4 couples (husband-wife) attend a party
∴ No. of persons attending a party = 4 × 2 = 8.
Now, the number of primary outcomes of the sample space for the random experiment of selecting 2 persons randomly from 8 persons
n = 8C2 = \(\frac{8×7}{2×1}\) = 28
(1) A = Event that the selected two persons are husband and wife.
4 couples are there.
∴ Favourable outcomes for the event A
is m = 4C1 = 4.
Hence P(A) = \(\frac{m}{n} = \frac{4}{28} = \frac{1}{7}\)

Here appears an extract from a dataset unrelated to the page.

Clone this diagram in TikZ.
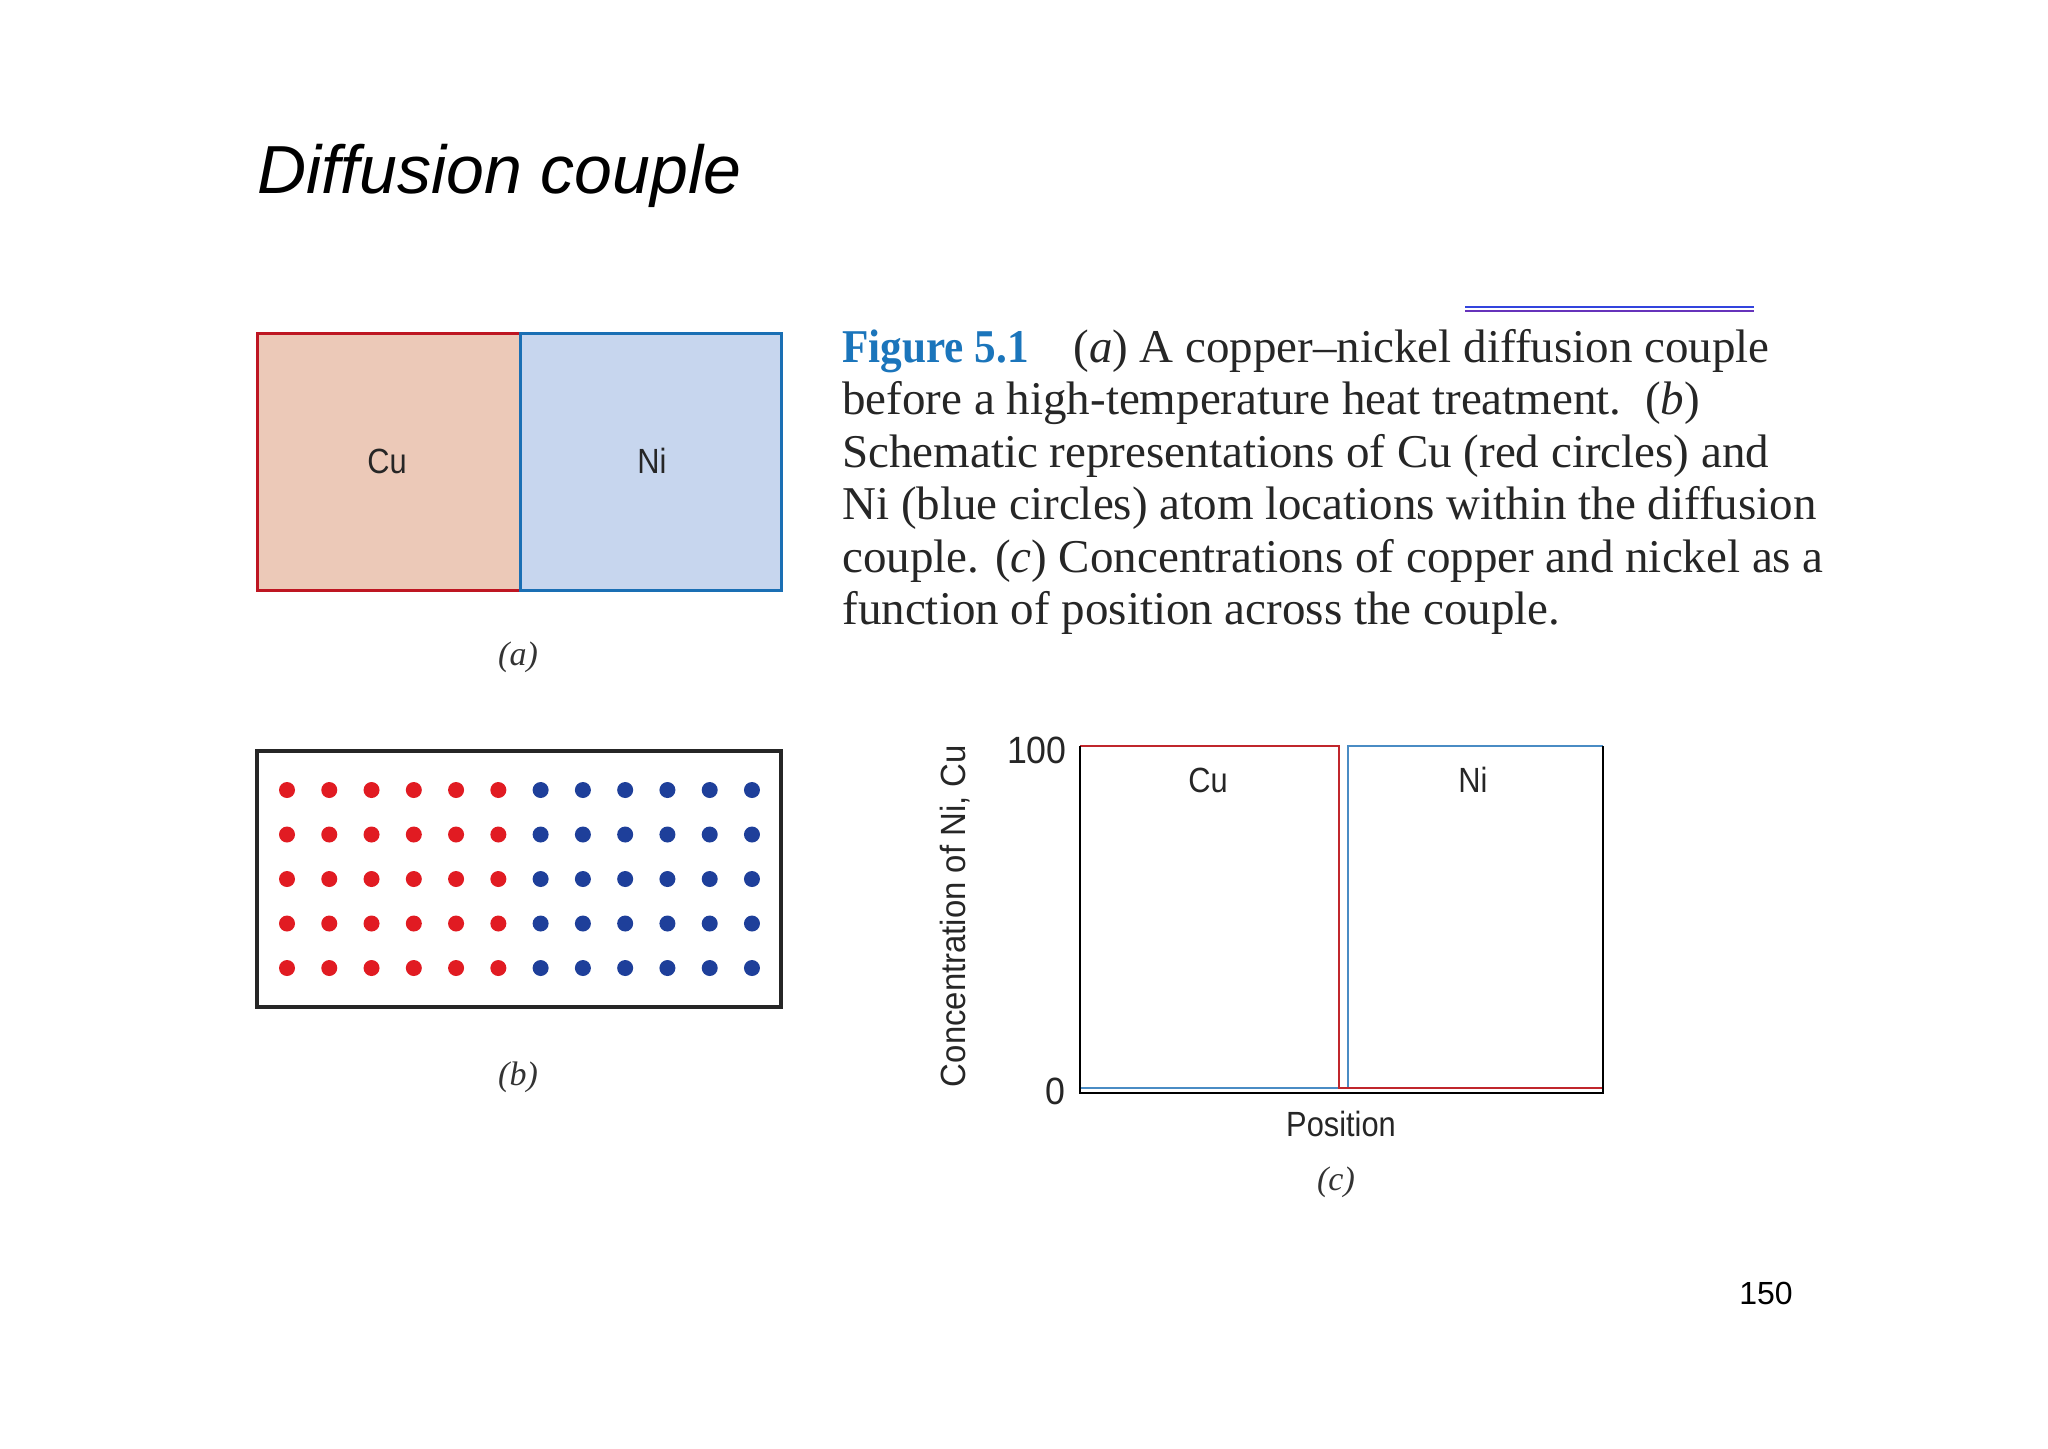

(2) B = Event that in the selected two persons there is one man and one woman. In 8 persons, there are 4 men and 4 women,
Favourable outcomes for the event B is
m = 4C1 × 4C1 = 4 × 4 = 16
Hence, P(A) =\(\frac{ m}{n} = \frac{16}{28} = \frac{4}{7}\)
(3) C = Event that in the selected two persons there is one man and one woman who are not husband and wife.
Let 4 couples be denoted by M1F1, M2F2, M3F3, M4F4 In selected two persons if a man is selected from a couple and a woman is selected from the remaining couples, then they are not husband and wife.
∴ C = {M1F2, M1F3, M1F4, M2F1, M2F3, M2F4, M3F1, M3F2, M3F4, M4F1, M4F2, M4F3}
∴ Favourable outcomes for the event C is m = 12
Hence, P(C) =\(\frac{ m}{n} = \frac{12}{28} = \frac{3}{7}\)
OR
C = B – A and A ⊂ B
∴ P(C) = P(B) – P(A)
= \(\frac{4}{7} – \frac{1}{7} = \frac{3}{7}\)